# Challenge! Who guesses this one first !



## mohit (Jan 5, 2006)

Ok - the only hint i'm giving here is that this was again taken in my favourite Kashmir. Will give a detailed description only after I've enjoyed the guesses for a couple of days :lmao:


----------



## tpe (Jan 5, 2006)

a lily pad?

tim


LOL i think mommyof4boys hit the nail on the head


----------



## MommyOf4Boys (Jan 5, 2006)

Looks like a big type of leaf with a water drop on it??


----------



## mohit (Jan 5, 2006)

guys thats something everyone will be able to see but u need to get a wee bit more specific here !  why are the lines so crisp etc etc...now here i go giving hints already! No more posting for me in this thread till dayafter


----------



## tpe (Jan 5, 2006)

a very big lilly pad? Giant (Kashmir) lilly 

tim


----------



## emo (Jan 5, 2006)

a leaf w/ water on it.. not sure if its called Tuber or Yam leaf..


----------



## mohit (Jan 5, 2006)




----------



## Diamond (Jan 5, 2006)

I think it's a leaf, with a drop of water on it
The lighting gives a crisp look to the leaf, or maybe because the colour of the lines are lighter.. 
Besides the drop looks metalic.


----------



## LaFoto (Jan 5, 2006)

A lotus leaf with its famous effect on water droplets?

(Effect now copied in super-expensive sinks and bathtubs and such...) ?


----------



## crawdaddio (Jan 5, 2006)

Is it an elephant getting a bath?











J/k---I really like that one...............

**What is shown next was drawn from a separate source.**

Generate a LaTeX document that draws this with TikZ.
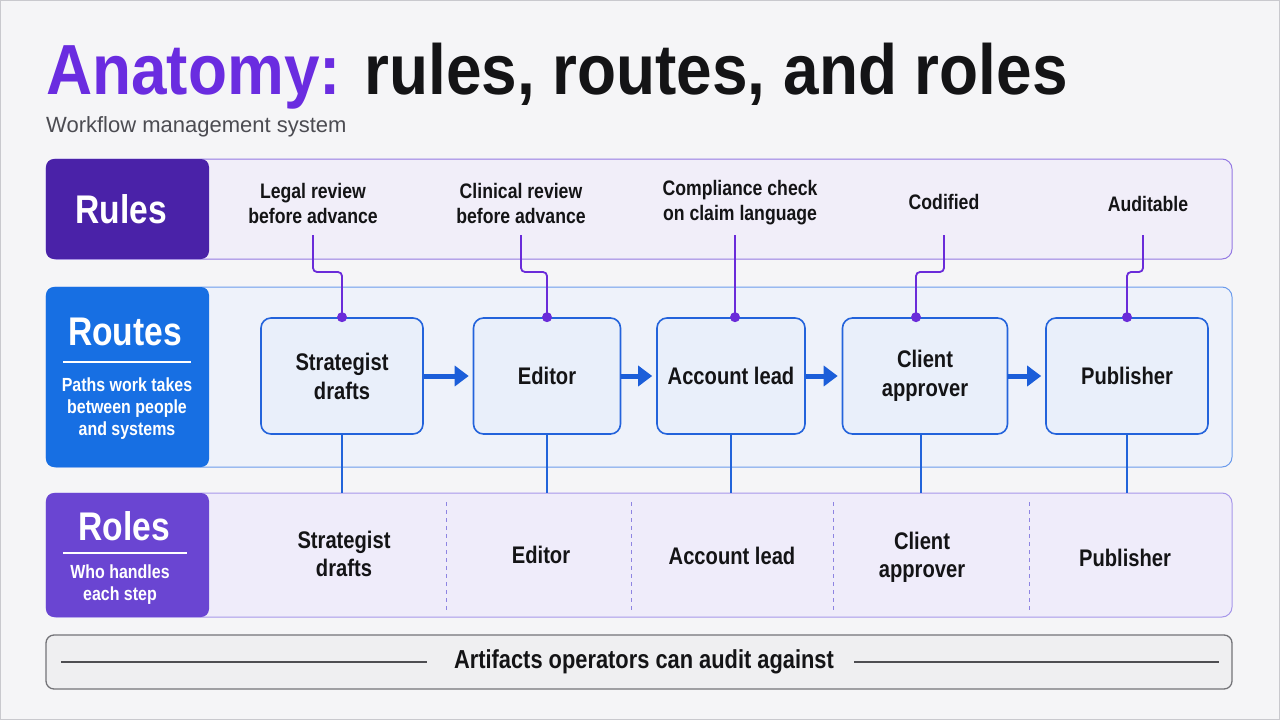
\documentclass[tikz,border=0pt]{standalone}
\usepackage{fontspec}
\usepackage{xcolor}
\usetikzlibrary{arrows.meta}
\setmainfont{Liberation Sans}
\newfontfamily\aTitleFont[FakeStretch=0.9]{Liberation Sans Bold}
\newfontfamily\aBoldFont[FakeStretch=0.84]{Liberation Sans Bold}
\newcommand{\aSize}[2]{\fontsize{#1}{#2}\selectfont}
\definecolor{aPage}{HTML}{F5F5F7}
\definecolor{aFrame}{HTML}{C9C9CE}
\definecolor{aTitle}{HTML}{6A2CE0}
\definecolor{aInk}{HTML}{141416}
\definecolor{aSub}{HTML}{4C4C52}
\definecolor{aRulesHead}{HTML}{4A22A8}
\definecolor{aRulesFill}{HTML}{F1EEF9}
\definecolor{aRulesLine}{HTML}{9479E3}
\definecolor{aRoutesHead}{HTML}{176FE3}
\definecolor{aRoutesFill}{HTML}{EEF2FA}
\definecolor{aRoutesLine}{HTML}{6B9BEC}
\definecolor{aRolesHead}{HTML}{6A45D2}
\definecolor{aRolesFill}{HTML}{EFECFA}
\definecolor{aRolesLine}{HTML}{A797EA}
\definecolor{aStepFill}{HTML}{E9EFFA}
\definecolor{aStepLine}{HTML}{2363DB}
\definecolor{aArrow}{HTML}{1B5ED9}
\definecolor{aWire}{HTML}{6A2BD9}
\definecolor{aDown}{HTML}{2264DA}
\definecolor{aDivider}{HTML}{8E84E2}
\definecolor{aBarFill}{HTML}{EFEFF1}
\definecolor{aBarLine}{HTML}{737378}
\definecolor{aBarRule}{HTML}{4E4E52}

\begin{document}
\begin{tikzpicture}[x=1pt,y=-1pt,
  band/.style={rounded corners=10pt, line width=1pt, inner sep=0pt, minimum width=1186pt},
  headbox/.style={rounded corners=8pt, inner sep=0pt, minimum width=163pt},
  headtext/.style={inner sep=0pt, text=white, font=\aBoldFont\aSize{40}{40}},
  headnote/.style={inner sep=0pt, text=white, align=center, font=\aBoldFont\aSize{19}{22}},
  stepbox/.style={draw=aStepLine, line width=1.6pt, fill=aStepFill, rounded corners=10pt, minimum height=116pt, inner sep=0pt, align=center, text=aInk, font=\aBoldFont\aSize{24}{29}},
  ruletext/.style={inner sep=0pt, align=center, text=aInk, font=\aBoldFont\aSize{21}{25}},
  roletext/.style={inner sep=0pt, align=center, text=aInk, font=\aBoldFont\aSize{24}{28}},
  flow/.style={draw=aArrow, line width=5pt, -{Triangle[length=14pt,width=20pt]}, shorten >=4pt},
  rulewire/.style={draw=aWire, line width=1.8pt, rounded corners=4pt},
  downwire/.style={draw=aDown, line width=1.8pt},
  divider/.style={draw=aDivider, line width=0.9pt, dash pattern=on 4pt off 4pt}]
\useasboundingbox (0,0) rectangle (1280,720);
\fill[aPage] (0,0) rectangle (1280,720);
\draw[aFrame, line width=1.2pt] (0.6,0.6) rectangle (1279.4,719.4);
\node[anchor=base west, inner sep=0pt, font=\aTitleFont\aSize{71}{71}] (title) at (46,94) {\textcolor{aTitle}{Anatomy:} \textcolor{aInk}{rules, routes, and roles}};
\node[anchor=base west, inner sep=0pt, text=aSub, font=\aSize{22}{22}] (subtitle) at (46,132) {Workflow management system};
\node[band, draw=aRulesLine, fill=aRulesFill, minimum height=100pt] (rulesband) at (639,209) {};
\node[band, draw=aRoutesLine, fill=aRoutesFill, minimum height=180pt] (routesband) at (639,377) {};
\node[band, draw=aRolesLine, fill=aRolesFill, minimum height=124pt] (rolesband) at (639,555) {};
\node[band, draw=aBarLine, fill=aBarFill, line width=1.3pt, rounded corners=8pt, minimum height=54pt] (auditbar) at (639,662) {};
\node[headbox, fill=aRulesHead, minimum height=100pt] (ruleshead) at (127.5,209) {};
\node[headbox, fill=aRoutesHead, minimum height=180pt] (routeshead) at (127.5,377) {};
\node[headbox, fill=aRolesHead, minimum height=124pt] (roleshead) at (127.5,555) {};
\node[headtext] (rulesname) at (121,209) {Rules};
\node[headtext] (routesname) at (125,332) {Routes};
\node[headtext] (rolesname) at (124,526) {Roles};
\draw[white, line width=1.3pt] (63,362) -- (191,362);
\draw[white, line width=1.3pt] (63,553) -- (187,553);
\node[headnote] (routesnote) at (127,409) {Paths work takes\\between people\\and systems};
\node[headnote] (rolesnote) at (120,585) {Who handles\\each step};
\node[ruletext] (r1) at (313,203) {Legal review\\before advance};
\node[ruletext] (r2) at (521,203) {Clinical review\\before advance};
\node[ruletext] (r3) at (740,203) {Compliance check\\on claim language};
\node[ruletext] (r4) at (944,202) {Codified};
\node[ruletext] (r5) at (1148,204) {Auditable};
\coordinate (wiretop) at (0,235);
\node[stepbox, minimum width=162pt] (s1) at (342,376) {Strategist\\drafts};
\node[stepbox, minimum width=147pt] (s2) at (547,376) {Editor};
\node[stepbox, minimum width=148pt] (s3) at (731,376) {Account lead};
\node[stepbox, minimum width=165pt] (s4) at (925,376) {Client\\approver};
\node[stepbox, minimum width=162pt] (s5) at (1127,376) {Publisher};
\draw[flow] (s1.east) -- (s2.west);
\draw[flow] (s2.east) -- (s3.west);
\draw[flow] (s3.east) -- (s4.west);
\draw[flow] (s4.east) -- (s5.west);
\draw[rulewire] (r1.south |- wiretop) -- ++(0,37) -| (s1.north);
\draw[rulewire] (r2.south |- wiretop) -- ++(0,37) -| (s2.north);
\draw[rulewire] ([xshift=4pt]s3.north |- wiretop) -- ([xshift=4pt]s3.north);
\draw[rulewire] (r4.south |- wiretop) -- ++(0,37) -| ([xshift=-9pt]s4.north);
\draw[rulewire] ([xshift=-5pt]r5.south |- wiretop) -- ++(0,37) -| (s5.north);
\fill[aWire] (s1.north) circle (5pt);
\fill[aWire] (s2.north) circle (5pt);
\fill[aWire] ([xshift=4pt]s3.north) circle (5pt);
\fill[aWire] ([xshift=-9pt]s4.north) circle (5pt);
\fill[aWire] (s5.north) circle (5pt);
\foreach \s in {s1,s2,s3,s5} \draw[downwire] (\s.south) -- (\s.south |- rolesband.north);
\draw[downwire] ([xshift=-4pt]s4.south) -- ([xshift=-4pt]s4.south |- rolesband.north);
\foreach \x in {446,631,833,1029} \draw[divider] (\x,502) -- (\x,612);
\node[roletext] (o1) at (344,554) {Strategist\\drafts};
\node[roletext] (o2) at (541,555) {Editor};
\node[roletext] (o3) at (732,556) {Account lead};
\node[roletext] (o4) at (922,557) {Client\\approver};
\node[roletext] (o5) at (1125,558) {Publisher};
\node[inner sep=0pt, text=aInk, font=\aBoldFont\aSize{26}{26}] (audit) at (644,662) {Artifacts operators can audit against};
\draw[aBarRule, line width=1.8pt] ([xshift=16pt]auditbar.west) -- ([xshift=-27pt]audit.west);
\draw[aBarRule, line width=1.8pt] ([xshift=20pt]audit.east) -- ([xshift=-14pt]auditbar.east);
\end{tikzpicture}
\end{document}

I will have to go with.....................leaf with water.


----------



## Alexandra (Jan 5, 2006)

Mountain rivers flowing down and merging into a huge lake...?
Or maybe a leaf with water.


----------



## Raymond J Barlow (Jan 5, 2006)

interesting quiz.. and sorry, I have nothing to add, but I am finding this website very cool...
http://www.nationalgeographic.co.in/explore/otbt/default.asp

Good Luck Mohit!


----------



## Alexandra (Jan 5, 2006)

Raymond J Barlow said:
			
		

> http://www.nationalgeographic.co.in/explore/otbt/default.asp


:hail: 
Wow, it's a luck to have you here, Mohit!


----------



## MommyOf4Boys (Jan 5, 2006)

It is a green volcano erupting slime that is about to flood the entire town below.


----------



## MommyOf4Boys (Jan 5, 2006)

ORRRRR...an elephants ear with ear wax built up???


----------



## Unimaxium (Jan 5, 2006)

How about a leaf with some kind of gelatin substance on it?


----------



## danalec99 (Jan 5, 2006)

does it start with C? 
and something that is waterproof?


----------



## MommyOf4Boys (Jan 5, 2006)

I am not very cultured, so I dont think I am going to guess this one LOL


----------



## Alexandra (Jan 5, 2006)

danalec99 said:
			
		

> does it start with C?
> and something that is waterproof?


Covergirl waterproof Mascara???


----------



## danalec99 (Jan 5, 2006)

Alexandra said:
			
		

> Covergirl waterproof Mascara???


The ball is in Mohit's court!:mrgreen:


----------



## Diamond (Jan 6, 2006)

:roll: :!:


----------



## immski (Jan 6, 2006)

It is a lily pad from underneath the water! w/ an air bubble


----------



## Unimaxium (Jan 6, 2006)

immski said:
			
		

> It is a lily pad from underneath the water! w/ an air bubble



Hmmm you might be on to something there. I think it's either what you said or like some kind of jelly substance.


----------



## KunalShingla (Jan 6, 2006)

heyyyyyyy
i know:mrgreen:  i know:mrgreen: .....lol lol
i know this one but i wont spoil the fun cause mohit only told me bout it once.....let ppl guess....i remember everything bout his photos even if i see it once....
good shot mohit...
take care guys:thumbup:


----------



## mohit (Jan 7, 2006)

shhhh.... kunal ! this is better than i expected! Some of ur sense of humour almost had me falling off my chair with laughter! I'm off right now to enjoy a beer on this amazing sunny winter afternoon...Shall come back and burst the bubble. Heh heh! I'm enjoying being the devil. After all born on the date of the devil


----------



## Unimaxium (Jan 7, 2006)

mohit said:
			
		

> Shall come back and burst the bubble.


that sounds like a hint... I'm thinking immski is on the right track. I also say it's a leaf with air bubble now.


----------



## Alexandra (Jan 7, 2006)

I say it's a hi-tech camouflage hot air ballon flying over amazonia.


----------



## Raymond J Barlow (Jan 7, 2006)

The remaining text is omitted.